When I let him know it was over, I realized that life was never meant to be easy. Leaving was hard, but it’s also what I needed to do if I was going to grow and move forward. It sucked. And, that was life. And if we only make the easy choices then things will stay status quo and will not change.
Looking back, it was one of the best decisions I have ever made and I’m so grateful for it. I would not have the life I have today or the partner that I have in James, if I had not made that decision. I would have been believing the lie that this was as good as it gets. I would have been settling for less than I could be.
That decision also taught me that if we want to grow and if we want to challenge the ideas in this world that are wreaking havoc in our lives – then we need to be prepared for the fight within.
There is a revolutionary moment at the end of the movie when “Captain Marvel” makes a similar choice. (SPOILER ALERT: if you haven’t seen it, you may want to skip the next three paragraphs.)

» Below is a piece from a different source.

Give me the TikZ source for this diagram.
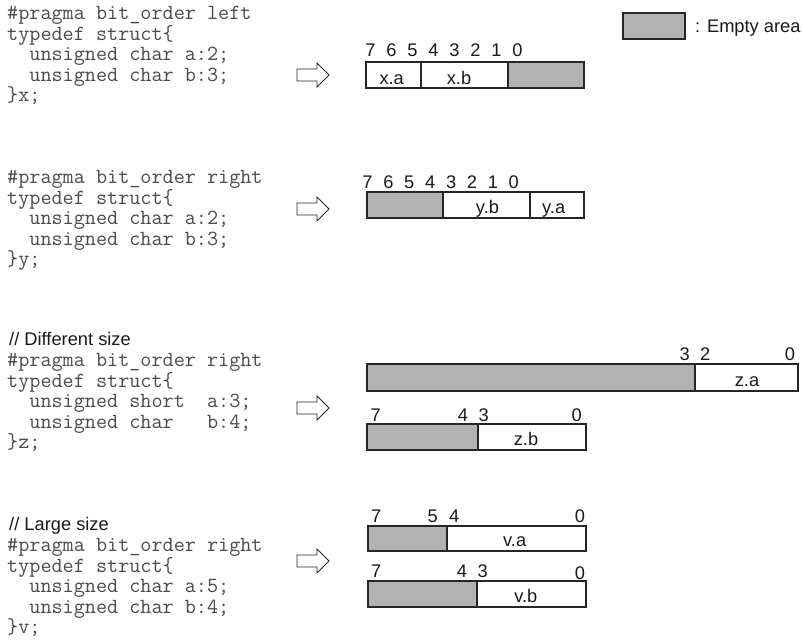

Captain Marvel is being held captive by the Supreme intelligence leader of the Kree, the alien race that she’s been living with and fighting for since she lost her memory in a crash she can’t quite remember. Throughout the movie, they’ve told her that she wouldn’t be able to control her powers if it wasn’t for them and a piece of technology that they’ve placed in her neck.
In the scene, she realizes that the chip in her neck isn’t helping her – it’s holding her back. She says:
“I’ve been fighting with one hand behind my back. What happens when I’m finally set free?”
Once she pulls the chip out, the powers that were previously confined to her hands explode throughout her body. She becomes unstoppable.
The truth is that the power to change and be ourselves to the fullest, regardless of predefined roles and definitions, has always existed within us. We just need to point out the lies we’ve been believing for what they are: limits that we are meant to break. Limits that are keeping us from being less than we were created to be.
And, once broken, like Captain Marvel, we will be unstoppable.